The equation is simple: as long as shipping rates are rising, so will DryShips stock. Analysts are unanimous that there are no near-term hurdles to slow soaring dry-bulk charter rates.
On the demand side, the Chinese economy continues to be the most important factor in determining dry-bulk rates. Unprecedented demand for iron ore and coal, and the consequent port congestion in Asia and Australia — have meant ever increasing spot charter rates for dry-bulk vessels in recent months. As a Bear Stearns analyst recently noted, "we could see a 25-year bull market, with some cyclical downturns."
On the supply side, there is a serious global shortage of actual dry-bulk ships. Skyrocketing shipping rates mean that new ships are being built and existing ships are being converted to bulk carriers. But the imbalance can’t be corrected overnight. Broker Cantor Fitzgerald expects the number of ships being built and put into service to finally begin to normalize demand levels at the start of 2010.
Until then, the sector should continue to experience record rates across all dry-bulk ships. DryShips’ Panamax and Capesize vessels are likely to receive higher-than-previously-expected average daily rates in the remainder of 2007 and in 2008.
All of this has not been lost on DryShips’ financial results. Two weeks ago, the company announced that it swung to a second-quarter net profit of $110.2 million, or $3.11 a share, from a year-ago net loss of $808,000, or three cents a share. Excluding a gain on the sale of five vessels, the company’s earnings came in at $56.4 million, or $1.59 a share — handily beating analysts expectations of $1.34. Voyage revenue for the three months ended June 30 more than doubled to rise to $112.5 million from $54.5 million. Operating income came in at $67.1 million — more than six times higher than last year. As DryShips’ Chairman and Chief Executive George Economou summarized, "The outlook for 2008 remains positive with fewer vessels being delivered from the shipyards and Chinese demand projected to remain strong."

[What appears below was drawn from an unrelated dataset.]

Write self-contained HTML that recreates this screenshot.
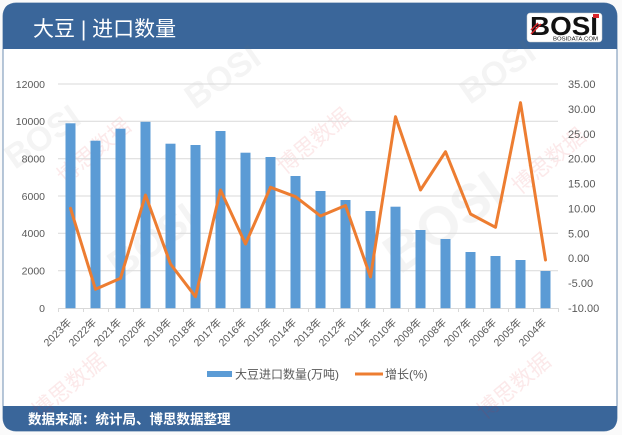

So let’s buy DryShips Inc. (DRYS) at market today. Cantor Fitzgerald just reiterated its "buy" rating on the stock, raising the target price from $71 to $94. Since this is a volatile play, we’re going to give it some room to move and place our initial stop at $44.25. For those willing to accept heightened risk for a chance at greater returns, you can buy the DryShips Jan 2008 $85 call options (DQRAQ.X).
Last week — week 36 — lived up to its reputation as one of the worst trading weeks of the year. September is a usually a tough month, but we should be re-entering the market aggressively during the fourth quarter.